Bina's grandmother took off her chador with the goal of a better future. Given all the challenges in healthcare today, Shideh
says, executives have the same opportunity to scrap the veil imposed by conventional wisdom, to envision a better future—and
"There's no question on anybody's part that the healthcare industry is in a state of total disruption, which is also an incredible
opportunity for transformation," says Bina. "There is a group of executives that see this as the opportunity it is, have taken
the ball and run with it and in doing so are shaping the future of healthcare in our society around their own vision."
Precisely this is what Bina says is so exciting about being in healthcare right now—there is an opportunity to change society
and build a new platform for healthcare. So what distinguishes the executives that are willing to shape the future versus
those that are just reacting to it?
"With all of them, there is fear—fear that emerges from the risk is inherent in disruptions," says Bina. "Except there is
a certain group of people who are willing to give themselves permission to envision something bold and inspiring.

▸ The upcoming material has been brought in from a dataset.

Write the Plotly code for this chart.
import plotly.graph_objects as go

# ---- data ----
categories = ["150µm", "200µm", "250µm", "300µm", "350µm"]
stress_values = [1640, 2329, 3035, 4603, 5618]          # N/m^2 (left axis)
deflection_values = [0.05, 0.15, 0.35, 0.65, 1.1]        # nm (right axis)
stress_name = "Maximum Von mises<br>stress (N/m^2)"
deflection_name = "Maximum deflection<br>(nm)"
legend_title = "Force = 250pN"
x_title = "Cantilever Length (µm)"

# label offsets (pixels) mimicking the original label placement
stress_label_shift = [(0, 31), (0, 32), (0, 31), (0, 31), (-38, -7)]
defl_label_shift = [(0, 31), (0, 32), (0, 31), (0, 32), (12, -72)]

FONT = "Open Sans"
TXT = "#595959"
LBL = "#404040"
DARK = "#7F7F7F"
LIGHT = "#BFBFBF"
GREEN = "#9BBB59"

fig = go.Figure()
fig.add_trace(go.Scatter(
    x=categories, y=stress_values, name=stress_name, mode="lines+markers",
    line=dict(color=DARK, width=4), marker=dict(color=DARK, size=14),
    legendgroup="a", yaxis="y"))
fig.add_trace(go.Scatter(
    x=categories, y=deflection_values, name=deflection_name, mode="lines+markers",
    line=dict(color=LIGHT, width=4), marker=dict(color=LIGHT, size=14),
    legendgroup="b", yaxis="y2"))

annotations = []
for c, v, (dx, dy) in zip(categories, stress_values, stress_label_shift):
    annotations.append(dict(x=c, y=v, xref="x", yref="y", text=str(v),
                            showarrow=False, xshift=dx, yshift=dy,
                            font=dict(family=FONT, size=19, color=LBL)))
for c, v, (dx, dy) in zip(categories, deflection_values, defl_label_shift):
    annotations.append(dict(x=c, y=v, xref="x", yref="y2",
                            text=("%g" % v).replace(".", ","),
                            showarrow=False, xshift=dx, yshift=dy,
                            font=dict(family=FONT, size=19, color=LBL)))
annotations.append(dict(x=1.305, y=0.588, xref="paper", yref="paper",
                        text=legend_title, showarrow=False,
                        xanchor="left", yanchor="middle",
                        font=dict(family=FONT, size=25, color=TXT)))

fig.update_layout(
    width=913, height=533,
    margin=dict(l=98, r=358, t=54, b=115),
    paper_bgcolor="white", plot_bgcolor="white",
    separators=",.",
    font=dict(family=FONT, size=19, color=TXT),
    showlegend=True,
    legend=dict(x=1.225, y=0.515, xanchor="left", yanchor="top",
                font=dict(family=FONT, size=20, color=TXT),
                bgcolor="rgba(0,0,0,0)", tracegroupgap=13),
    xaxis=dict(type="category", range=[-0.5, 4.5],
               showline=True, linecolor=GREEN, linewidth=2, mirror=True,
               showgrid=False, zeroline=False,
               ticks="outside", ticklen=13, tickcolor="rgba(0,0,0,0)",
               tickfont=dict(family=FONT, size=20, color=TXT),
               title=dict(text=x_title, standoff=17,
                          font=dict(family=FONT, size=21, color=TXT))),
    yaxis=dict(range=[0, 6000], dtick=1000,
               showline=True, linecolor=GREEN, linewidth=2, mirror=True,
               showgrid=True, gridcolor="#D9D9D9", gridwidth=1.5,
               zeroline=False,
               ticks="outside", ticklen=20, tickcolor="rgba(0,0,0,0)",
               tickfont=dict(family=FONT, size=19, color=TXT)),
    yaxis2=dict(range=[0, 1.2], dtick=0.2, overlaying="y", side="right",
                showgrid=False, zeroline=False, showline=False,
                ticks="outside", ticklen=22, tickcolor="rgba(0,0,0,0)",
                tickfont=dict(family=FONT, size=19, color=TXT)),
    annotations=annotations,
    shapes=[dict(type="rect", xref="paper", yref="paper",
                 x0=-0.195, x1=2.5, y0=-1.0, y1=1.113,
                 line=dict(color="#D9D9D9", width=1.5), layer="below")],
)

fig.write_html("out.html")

For these
people, being proactive actually reduces the risk."
It is statements like those that show how deftly Bina is able to channel emotion. Shideh says it wasn't until she was married
with children, in her 40s, that she was really able to tap into that compassion. People who know Bina say she is not afraid
to wear her heart on her sleeve. She shares herself and is not afraid to be vulnerable in the work environment.
"What is in your heart?" asks Shideh. "Trusting that doesn't make you soft, it makes you more effective."